TO BE DONE | Begin at the top of the entries below and write out every line through the one containing "fontStyle: 'italic', color: '#000'", excluding pictures.

EXTRACTED INFORMATION |
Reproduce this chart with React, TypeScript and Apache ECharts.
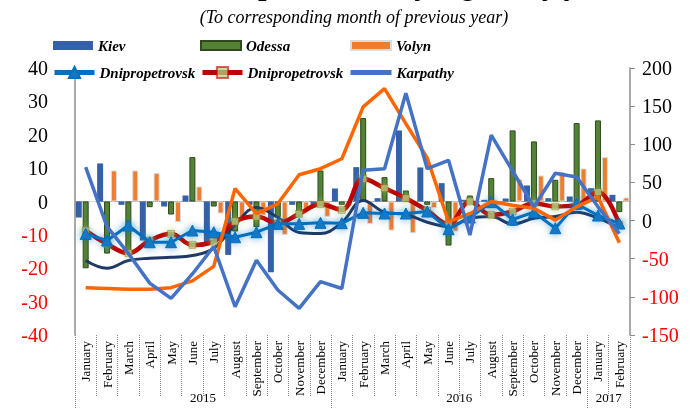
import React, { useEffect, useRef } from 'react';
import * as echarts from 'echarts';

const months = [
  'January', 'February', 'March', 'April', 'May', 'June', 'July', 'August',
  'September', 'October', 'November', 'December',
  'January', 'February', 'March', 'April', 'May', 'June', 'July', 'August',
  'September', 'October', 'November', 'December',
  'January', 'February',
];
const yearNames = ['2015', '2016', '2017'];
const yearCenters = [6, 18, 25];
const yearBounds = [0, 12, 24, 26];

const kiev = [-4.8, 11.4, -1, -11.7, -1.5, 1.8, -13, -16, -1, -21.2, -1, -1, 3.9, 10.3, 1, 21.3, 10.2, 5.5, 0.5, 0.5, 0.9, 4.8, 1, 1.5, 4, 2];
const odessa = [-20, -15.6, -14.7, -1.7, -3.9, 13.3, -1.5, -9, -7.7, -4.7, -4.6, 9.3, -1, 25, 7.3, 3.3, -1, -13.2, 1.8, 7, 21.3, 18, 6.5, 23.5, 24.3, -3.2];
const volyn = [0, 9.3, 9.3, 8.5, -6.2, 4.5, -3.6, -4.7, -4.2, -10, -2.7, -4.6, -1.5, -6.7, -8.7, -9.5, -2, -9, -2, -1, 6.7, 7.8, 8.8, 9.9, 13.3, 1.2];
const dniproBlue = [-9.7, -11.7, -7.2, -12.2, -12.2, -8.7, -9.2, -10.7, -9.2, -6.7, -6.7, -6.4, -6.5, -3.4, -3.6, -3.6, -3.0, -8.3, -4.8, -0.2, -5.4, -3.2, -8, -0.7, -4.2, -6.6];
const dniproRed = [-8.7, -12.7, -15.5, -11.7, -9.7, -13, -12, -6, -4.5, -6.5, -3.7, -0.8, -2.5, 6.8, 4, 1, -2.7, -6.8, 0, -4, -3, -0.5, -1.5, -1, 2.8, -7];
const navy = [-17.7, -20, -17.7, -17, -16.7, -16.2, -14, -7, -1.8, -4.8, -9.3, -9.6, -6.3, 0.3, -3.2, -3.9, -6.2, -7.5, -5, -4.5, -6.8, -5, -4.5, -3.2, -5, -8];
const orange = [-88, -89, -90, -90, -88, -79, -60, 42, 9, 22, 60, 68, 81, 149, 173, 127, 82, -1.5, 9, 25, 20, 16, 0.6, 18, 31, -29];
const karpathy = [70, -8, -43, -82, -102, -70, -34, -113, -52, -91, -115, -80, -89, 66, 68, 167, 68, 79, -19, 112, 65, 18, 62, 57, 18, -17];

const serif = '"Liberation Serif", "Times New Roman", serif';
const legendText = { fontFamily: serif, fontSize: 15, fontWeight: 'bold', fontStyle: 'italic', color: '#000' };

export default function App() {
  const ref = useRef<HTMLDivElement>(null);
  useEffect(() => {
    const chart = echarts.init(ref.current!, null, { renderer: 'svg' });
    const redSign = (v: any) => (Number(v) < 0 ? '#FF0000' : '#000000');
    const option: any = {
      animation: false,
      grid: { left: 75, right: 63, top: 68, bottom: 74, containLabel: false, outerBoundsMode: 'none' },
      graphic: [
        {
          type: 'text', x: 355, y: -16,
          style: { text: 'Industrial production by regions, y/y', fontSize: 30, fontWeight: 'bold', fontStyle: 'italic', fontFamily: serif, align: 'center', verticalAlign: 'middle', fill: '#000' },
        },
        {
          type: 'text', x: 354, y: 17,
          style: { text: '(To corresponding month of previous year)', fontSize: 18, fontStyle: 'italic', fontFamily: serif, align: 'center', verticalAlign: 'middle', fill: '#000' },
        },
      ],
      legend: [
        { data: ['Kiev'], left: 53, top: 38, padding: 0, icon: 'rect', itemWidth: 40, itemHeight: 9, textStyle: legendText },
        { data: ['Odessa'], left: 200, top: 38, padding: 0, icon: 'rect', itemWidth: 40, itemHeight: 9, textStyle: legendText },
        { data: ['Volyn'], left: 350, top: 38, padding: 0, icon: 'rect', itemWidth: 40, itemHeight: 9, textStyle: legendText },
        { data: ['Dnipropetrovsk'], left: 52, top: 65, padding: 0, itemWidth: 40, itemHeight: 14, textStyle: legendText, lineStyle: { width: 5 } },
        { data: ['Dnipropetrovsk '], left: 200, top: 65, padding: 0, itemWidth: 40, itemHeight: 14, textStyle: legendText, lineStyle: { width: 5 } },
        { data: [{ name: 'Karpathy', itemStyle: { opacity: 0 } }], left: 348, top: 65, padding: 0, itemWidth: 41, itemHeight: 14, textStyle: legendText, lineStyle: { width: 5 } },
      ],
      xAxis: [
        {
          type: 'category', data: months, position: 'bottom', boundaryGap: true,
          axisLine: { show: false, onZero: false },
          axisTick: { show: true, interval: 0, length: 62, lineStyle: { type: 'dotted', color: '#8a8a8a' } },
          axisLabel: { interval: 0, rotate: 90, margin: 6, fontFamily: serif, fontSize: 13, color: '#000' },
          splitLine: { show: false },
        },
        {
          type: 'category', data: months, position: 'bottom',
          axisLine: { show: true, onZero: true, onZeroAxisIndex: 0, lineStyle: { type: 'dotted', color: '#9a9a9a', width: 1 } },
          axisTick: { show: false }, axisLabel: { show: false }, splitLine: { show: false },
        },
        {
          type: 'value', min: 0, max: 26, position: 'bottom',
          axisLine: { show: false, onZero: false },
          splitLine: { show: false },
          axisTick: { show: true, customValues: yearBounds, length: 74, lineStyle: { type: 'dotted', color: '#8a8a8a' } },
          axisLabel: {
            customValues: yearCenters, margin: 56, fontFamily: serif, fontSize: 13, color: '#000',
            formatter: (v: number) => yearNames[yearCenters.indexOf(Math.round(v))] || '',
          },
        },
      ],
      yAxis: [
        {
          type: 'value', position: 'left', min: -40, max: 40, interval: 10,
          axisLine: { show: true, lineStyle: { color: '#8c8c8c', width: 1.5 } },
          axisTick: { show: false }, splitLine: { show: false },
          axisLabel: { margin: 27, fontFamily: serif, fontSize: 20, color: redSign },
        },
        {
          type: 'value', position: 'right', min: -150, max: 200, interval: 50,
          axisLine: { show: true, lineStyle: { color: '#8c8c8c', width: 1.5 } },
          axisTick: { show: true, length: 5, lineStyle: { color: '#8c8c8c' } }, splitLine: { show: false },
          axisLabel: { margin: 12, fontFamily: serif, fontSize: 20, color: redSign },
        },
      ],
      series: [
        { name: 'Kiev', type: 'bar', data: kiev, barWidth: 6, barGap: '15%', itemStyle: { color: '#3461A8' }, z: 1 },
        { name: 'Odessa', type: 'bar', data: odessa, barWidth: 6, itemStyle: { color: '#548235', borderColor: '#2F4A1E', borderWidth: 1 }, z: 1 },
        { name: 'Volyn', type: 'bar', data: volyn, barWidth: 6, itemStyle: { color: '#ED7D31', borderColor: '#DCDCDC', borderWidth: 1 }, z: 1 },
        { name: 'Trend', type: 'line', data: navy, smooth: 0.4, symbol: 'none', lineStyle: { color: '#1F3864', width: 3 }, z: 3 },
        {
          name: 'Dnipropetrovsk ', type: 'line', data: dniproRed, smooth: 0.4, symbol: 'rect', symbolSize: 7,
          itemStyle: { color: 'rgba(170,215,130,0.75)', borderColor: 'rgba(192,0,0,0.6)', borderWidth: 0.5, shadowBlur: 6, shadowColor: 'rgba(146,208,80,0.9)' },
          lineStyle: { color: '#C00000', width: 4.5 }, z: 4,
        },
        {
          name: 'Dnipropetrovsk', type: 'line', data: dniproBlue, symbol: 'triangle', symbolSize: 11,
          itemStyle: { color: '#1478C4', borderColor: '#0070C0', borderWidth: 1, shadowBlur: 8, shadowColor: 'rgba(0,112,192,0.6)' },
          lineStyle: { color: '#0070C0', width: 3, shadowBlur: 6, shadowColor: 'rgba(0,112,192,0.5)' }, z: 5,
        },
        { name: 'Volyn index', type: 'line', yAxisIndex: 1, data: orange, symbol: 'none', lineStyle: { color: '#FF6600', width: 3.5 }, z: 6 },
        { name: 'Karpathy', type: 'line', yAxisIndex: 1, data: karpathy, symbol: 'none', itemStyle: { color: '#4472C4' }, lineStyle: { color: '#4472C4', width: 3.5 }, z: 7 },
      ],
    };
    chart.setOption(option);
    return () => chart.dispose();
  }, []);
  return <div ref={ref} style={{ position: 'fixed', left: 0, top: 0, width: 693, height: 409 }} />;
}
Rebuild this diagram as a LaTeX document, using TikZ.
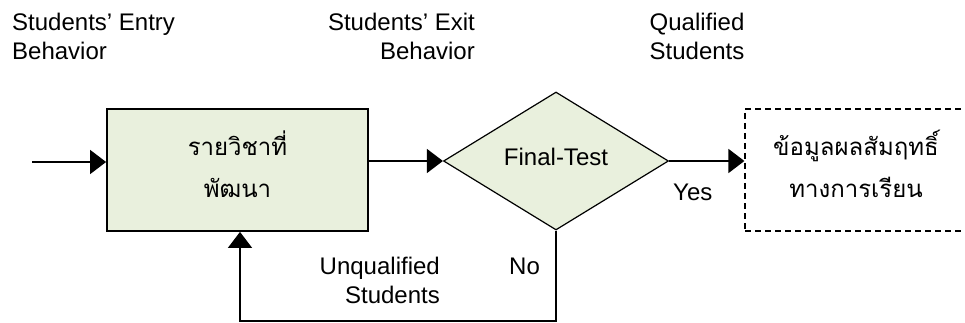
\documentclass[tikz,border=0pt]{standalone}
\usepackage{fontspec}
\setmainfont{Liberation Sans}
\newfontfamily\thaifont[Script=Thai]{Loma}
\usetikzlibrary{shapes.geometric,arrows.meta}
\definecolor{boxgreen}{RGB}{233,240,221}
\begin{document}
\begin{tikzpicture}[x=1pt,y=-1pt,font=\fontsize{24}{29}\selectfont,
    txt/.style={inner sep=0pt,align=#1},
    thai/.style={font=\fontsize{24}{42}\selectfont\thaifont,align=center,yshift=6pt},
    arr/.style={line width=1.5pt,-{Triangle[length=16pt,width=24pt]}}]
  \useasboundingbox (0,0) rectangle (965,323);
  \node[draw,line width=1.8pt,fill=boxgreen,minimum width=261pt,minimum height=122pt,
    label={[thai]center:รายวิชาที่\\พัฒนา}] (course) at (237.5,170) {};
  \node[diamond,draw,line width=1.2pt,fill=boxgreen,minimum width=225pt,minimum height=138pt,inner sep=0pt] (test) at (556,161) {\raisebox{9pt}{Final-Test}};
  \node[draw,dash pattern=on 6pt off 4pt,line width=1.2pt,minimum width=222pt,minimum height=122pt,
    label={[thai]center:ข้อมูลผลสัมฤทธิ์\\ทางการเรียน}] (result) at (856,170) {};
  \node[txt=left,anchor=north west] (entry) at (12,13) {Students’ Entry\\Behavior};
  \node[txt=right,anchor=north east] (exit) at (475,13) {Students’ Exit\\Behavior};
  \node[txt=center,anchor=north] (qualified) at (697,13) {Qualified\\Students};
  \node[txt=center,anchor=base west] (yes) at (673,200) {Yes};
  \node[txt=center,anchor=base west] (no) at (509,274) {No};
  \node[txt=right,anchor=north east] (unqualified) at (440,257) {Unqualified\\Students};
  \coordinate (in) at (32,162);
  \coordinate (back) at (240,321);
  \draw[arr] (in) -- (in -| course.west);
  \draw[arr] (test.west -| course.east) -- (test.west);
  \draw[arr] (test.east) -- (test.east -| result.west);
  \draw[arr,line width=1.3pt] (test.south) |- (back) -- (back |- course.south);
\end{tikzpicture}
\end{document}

WRITTEN ANSWER |
Reproduce this chart with React, TypeScript and Apache ECharts.
import React, { useEffect, useRef } from 'react';
import * as echarts from 'echarts';

const months = [
  'January', 'February', 'March', 'April', 'May', 'June', 'July', 'August',
  'September', 'October', 'November', 'December',
  'January', 'February', 'March', 'April', 'May', 'June', 'July', 'August',
  'September', 'October', 'November', 'December',
  'January', 'February',
];
const yearNames = ['2015', '2016', '2017'];
const yearCenters = [6, 18, 25];
const yearBounds = [0, 12, 24, 26];

const kiev = [-4.8, 11.4, -1, -11.7, -1.5, 1.8, -13, -16, -1, -21.2, -1, -1, 3.9, 10.3, 1, 21.3, 10.2, 5.5, 0.5, 0.5, 0.9, 4.8, 1, 1.5, 4, 2];
const odessa = [-20, -15.6, -14.7, -1.7, -3.9, 13.3, -1.5, -9, -7.7, -4.7, -4.6, 9.3, -1, 25, 7.3, 3.3, -1, -13.2, 1.8, 7, 21.3, 18, 6.5, 23.5, 24.3, -3.2];
const volyn = [0, 9.3, 9.3, 8.5, -6.2, 4.5, -3.6, -4.7, -4.2, -10, -2.7, -4.6, -1.5, -6.7, -8.7, -9.5, -2, -9, -2, -1, 6.7, 7.8, 8.8, 9.9, 13.3, 1.2];
const dniproBlue = [-9.7, -11.7, -7.2, -12.2, -12.2, -8.7, -9.2, -10.7, -9.2, -6.7, -6.7, -6.4, -6.5, -3.4, -3.6, -3.6, -3.0, -8.3, -4.8, -0.2, -5.4, -3.2, -8, -0.7, -4.2, -6.6];
const dniproRed = [-8.7, -12.7, -15.5, -11.7, -9.7, -13, -12, -6, -4.5, -6.5, -3.7, -0.8, -2.5, 6.8, 4, 1, -2.7, -6.8, 0, -4, -3, -0.5, -1.5, -1, 2.8, -7];
const navy = [-17.7, -20, -17.7, -17, -16.7, -16.2, -14, -7, -1.8, -4.8, -9.3, -9.6, -6.3, 0.3, -3.2, -3.9, -6.2, -7.5, -5, -4.5, -6.8, -5, -4.5, -3.2, -5, -8];
const orange = [-88, -89, -90, -90, -88, -79, -60, 42, 9, 22, 60, 68, 81, 149, 173, 127, 82, -1.5, 9, 25, 20, 16, 0.6, 18, 31, -29];
const karpathy = [70, -8, -43, -82, -102, -70, -34, -113, -52, -91, -115, -80, -89, 66, 68, 167, 68, 79, -19, 112, 65, 18, 62, 57, 18, -17];

const serif = '"Liberation Serif", "Times New Roman", serif';
const legendText = { fontFamily: serif, fontSize: 15, fontWeight: 'bold', fontStyle: 'italic', color: '#000' };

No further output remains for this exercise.